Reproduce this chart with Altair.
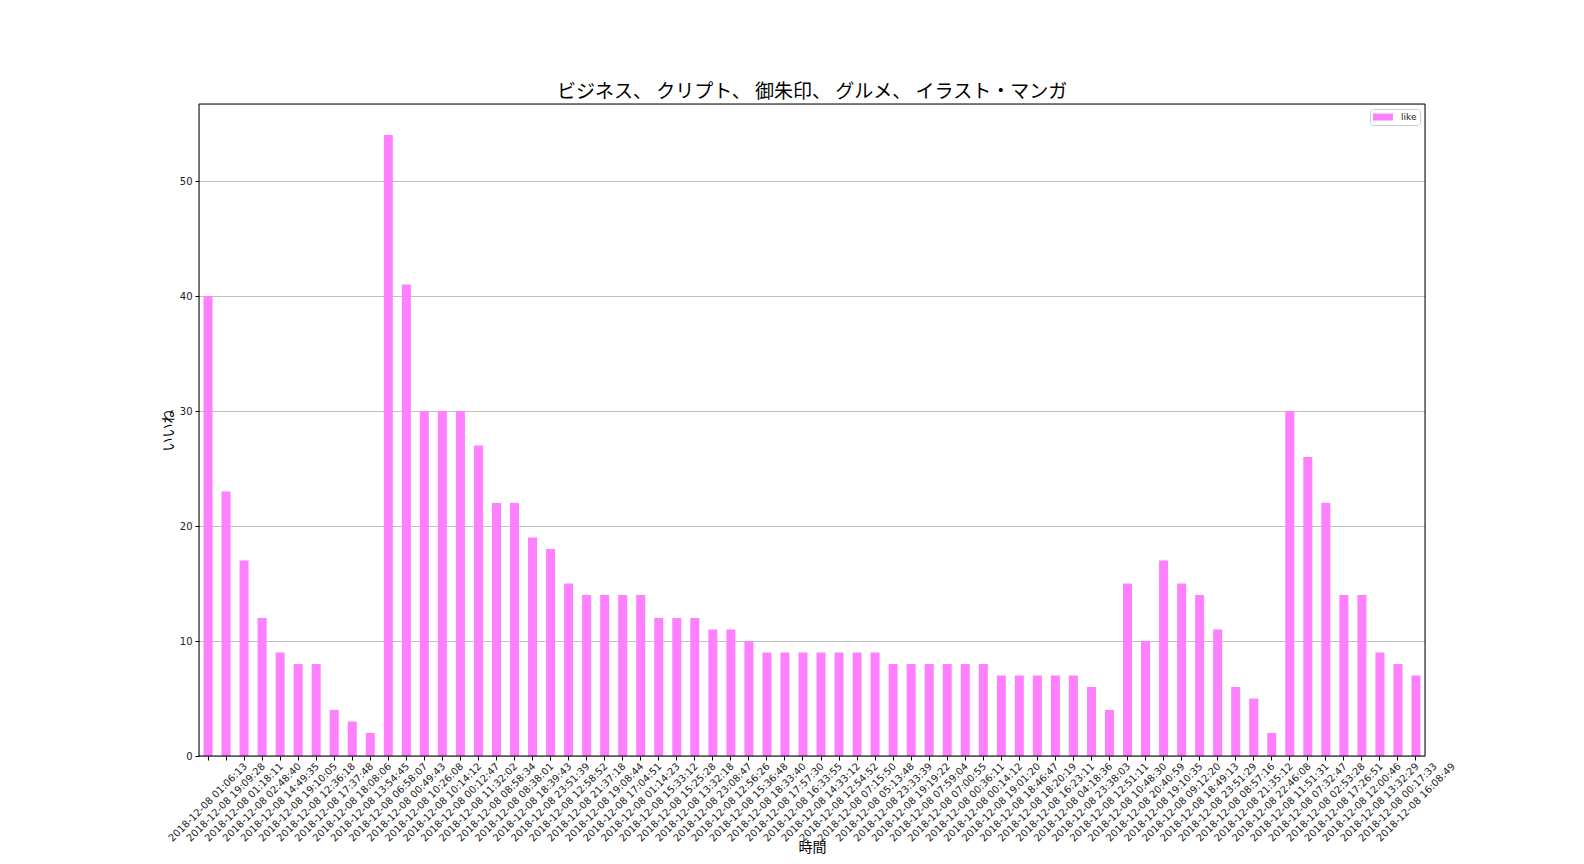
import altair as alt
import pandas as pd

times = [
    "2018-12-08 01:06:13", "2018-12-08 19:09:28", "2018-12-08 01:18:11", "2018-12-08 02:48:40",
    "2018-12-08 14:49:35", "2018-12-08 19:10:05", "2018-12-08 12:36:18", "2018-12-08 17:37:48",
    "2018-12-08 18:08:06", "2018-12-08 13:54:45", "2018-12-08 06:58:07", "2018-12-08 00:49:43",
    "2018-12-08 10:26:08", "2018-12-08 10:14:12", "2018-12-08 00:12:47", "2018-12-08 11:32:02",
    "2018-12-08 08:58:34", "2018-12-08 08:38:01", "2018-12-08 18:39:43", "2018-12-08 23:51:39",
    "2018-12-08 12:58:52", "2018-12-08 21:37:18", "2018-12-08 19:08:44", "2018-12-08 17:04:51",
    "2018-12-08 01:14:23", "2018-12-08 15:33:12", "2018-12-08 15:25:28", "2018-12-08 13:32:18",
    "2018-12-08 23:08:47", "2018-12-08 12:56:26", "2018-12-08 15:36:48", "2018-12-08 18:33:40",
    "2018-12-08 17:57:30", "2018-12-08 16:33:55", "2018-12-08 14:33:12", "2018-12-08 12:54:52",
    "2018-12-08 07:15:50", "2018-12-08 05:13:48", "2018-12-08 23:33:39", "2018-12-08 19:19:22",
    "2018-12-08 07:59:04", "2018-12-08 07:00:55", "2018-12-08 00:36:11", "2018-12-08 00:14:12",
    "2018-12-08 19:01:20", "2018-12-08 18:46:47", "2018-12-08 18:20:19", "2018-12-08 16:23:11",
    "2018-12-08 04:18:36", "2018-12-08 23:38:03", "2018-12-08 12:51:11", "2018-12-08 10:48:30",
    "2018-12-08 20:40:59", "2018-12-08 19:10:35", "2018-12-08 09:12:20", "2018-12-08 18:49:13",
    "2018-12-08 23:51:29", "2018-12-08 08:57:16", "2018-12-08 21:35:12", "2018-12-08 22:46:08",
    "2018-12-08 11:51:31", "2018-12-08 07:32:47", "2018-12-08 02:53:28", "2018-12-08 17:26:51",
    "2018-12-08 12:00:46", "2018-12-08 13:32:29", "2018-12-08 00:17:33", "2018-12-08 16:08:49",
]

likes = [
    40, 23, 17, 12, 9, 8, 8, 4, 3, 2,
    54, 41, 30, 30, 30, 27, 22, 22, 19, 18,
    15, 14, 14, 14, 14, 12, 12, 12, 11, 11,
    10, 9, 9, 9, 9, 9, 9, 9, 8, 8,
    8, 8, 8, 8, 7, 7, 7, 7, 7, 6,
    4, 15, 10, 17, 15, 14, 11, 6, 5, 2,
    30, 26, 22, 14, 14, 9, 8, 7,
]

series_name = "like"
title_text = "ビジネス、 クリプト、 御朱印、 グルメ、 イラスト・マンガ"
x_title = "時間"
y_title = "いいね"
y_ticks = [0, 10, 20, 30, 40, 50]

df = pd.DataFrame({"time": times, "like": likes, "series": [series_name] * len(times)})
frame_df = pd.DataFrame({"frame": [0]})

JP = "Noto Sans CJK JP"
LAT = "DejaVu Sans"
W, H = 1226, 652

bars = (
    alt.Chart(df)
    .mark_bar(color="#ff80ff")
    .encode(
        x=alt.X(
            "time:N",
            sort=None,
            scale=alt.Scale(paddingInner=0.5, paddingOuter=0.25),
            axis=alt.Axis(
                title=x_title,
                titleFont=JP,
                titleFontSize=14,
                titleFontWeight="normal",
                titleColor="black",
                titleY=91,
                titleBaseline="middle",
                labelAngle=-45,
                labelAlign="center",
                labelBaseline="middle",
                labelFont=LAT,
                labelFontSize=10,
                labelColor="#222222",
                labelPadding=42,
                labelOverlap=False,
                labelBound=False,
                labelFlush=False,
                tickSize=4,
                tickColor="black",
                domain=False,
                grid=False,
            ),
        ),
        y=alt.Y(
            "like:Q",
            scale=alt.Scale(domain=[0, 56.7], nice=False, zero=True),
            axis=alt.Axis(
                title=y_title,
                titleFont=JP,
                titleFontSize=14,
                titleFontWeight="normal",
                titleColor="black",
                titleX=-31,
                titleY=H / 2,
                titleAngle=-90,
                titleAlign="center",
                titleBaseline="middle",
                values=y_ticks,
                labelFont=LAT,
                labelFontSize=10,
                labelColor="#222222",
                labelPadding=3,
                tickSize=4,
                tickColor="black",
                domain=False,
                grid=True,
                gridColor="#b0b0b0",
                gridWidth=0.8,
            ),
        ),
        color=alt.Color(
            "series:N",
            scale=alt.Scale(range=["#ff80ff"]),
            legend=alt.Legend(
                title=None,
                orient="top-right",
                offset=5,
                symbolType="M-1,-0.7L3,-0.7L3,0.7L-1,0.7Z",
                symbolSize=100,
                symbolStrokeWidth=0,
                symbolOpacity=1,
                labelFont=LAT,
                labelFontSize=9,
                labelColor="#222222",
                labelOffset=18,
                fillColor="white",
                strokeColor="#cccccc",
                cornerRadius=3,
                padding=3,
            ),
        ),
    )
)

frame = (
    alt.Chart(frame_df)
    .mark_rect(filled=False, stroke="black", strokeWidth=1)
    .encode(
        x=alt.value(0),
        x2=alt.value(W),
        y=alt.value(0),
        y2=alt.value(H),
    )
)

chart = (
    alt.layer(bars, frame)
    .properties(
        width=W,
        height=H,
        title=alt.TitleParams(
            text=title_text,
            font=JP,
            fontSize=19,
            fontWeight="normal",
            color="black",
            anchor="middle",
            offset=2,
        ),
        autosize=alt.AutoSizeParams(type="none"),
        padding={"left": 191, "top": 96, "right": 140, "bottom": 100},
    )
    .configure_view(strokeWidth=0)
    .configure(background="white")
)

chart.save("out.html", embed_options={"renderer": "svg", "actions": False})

▬▬▬▬▬▬

Goal |
Repeat, with no pictures, each line from the beginning of the data through the line containing "import pandas as pd", inclusive.

Response |
Reproduce this chart with Altair.
import altair as alt
import pandas as pd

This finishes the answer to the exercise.